A ligação entre a estação de comboio e o terminal de autocarros/camionetas também é fundamental para dar escala ao BRT. Fazer passar o BRT pela Av. António Macedo e pela Av. Padre Júlio Fragata será, na minha leitura, um grande erro, pois é uma zona morta onde será difícil apanhar e largar pessoas. Numa análise ainda superficial, o percurso mais interessante parece-me ser a Rua Andrade Corvo, Rua dos Biscainhos, Campo da Vinha, Rua do Carmo, Rua Gabriel Pereira de Castro, continuando depois pelo cemitério e pelo Braga Parque até ao destino final (qualquer que ele seja).

O túnel que liga o Campo da Vinha à Av. Liberdade poderá constituir um excelente canal para o BRT, permitindo assim termos estações na Praça da República e na Avenida da Liberdade e ligando assim a estação de comboios ao Altice Fórum e ao Minho Center.

Não tenho certezas absolutas em relação à pertinência destas minhas propostas, mas creio que considerá-las e discuti-las ajudará a chegarmos à solução mais acertada.
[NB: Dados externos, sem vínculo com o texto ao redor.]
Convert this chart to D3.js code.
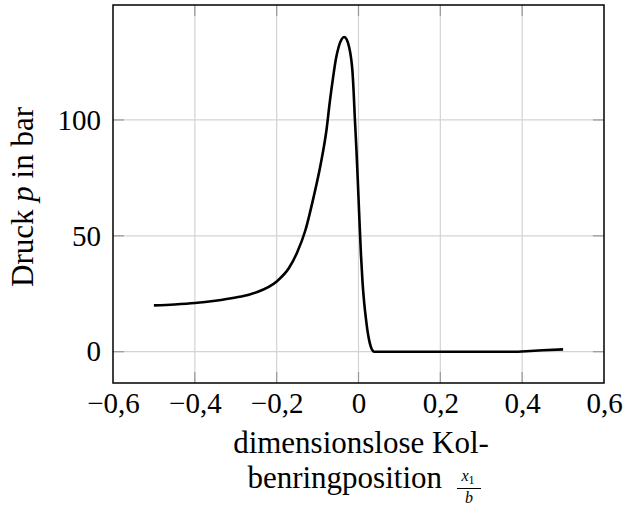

A cidade tem gente muito qualificada em diferentes áreas do saber, pelo que não tirar partido desse capital humano é um erro grave. Existem inclusivamente trabalhos académicos que deveriam ser usados para suportar as decisões relativas ao BRT. Por exemplo, a dissertação de mestrado de Ana Magalhães Fernandes (https://hdl.handle.net/1822/76585), realizada sob orientação de André Fontes, apresenta algumas ideias bastante interessantes, nomeadamente na estrutura genérica da rede e na forma de fazer crescer o BRT para a periferia.

Em conclusão, espero que o BRT não seja pensado, concebido e desenvolvido apenas por meia dúzia de pessoas, que, se calhar, só sentem a cidade a partir do interior de um carro, nunca usam os transportes públicos e raramente fazem percursos longos a pé. Façamos do BRT um projeto da cidade para a cidade, decidido e discutido também por todos aqueles que queiram contribuir.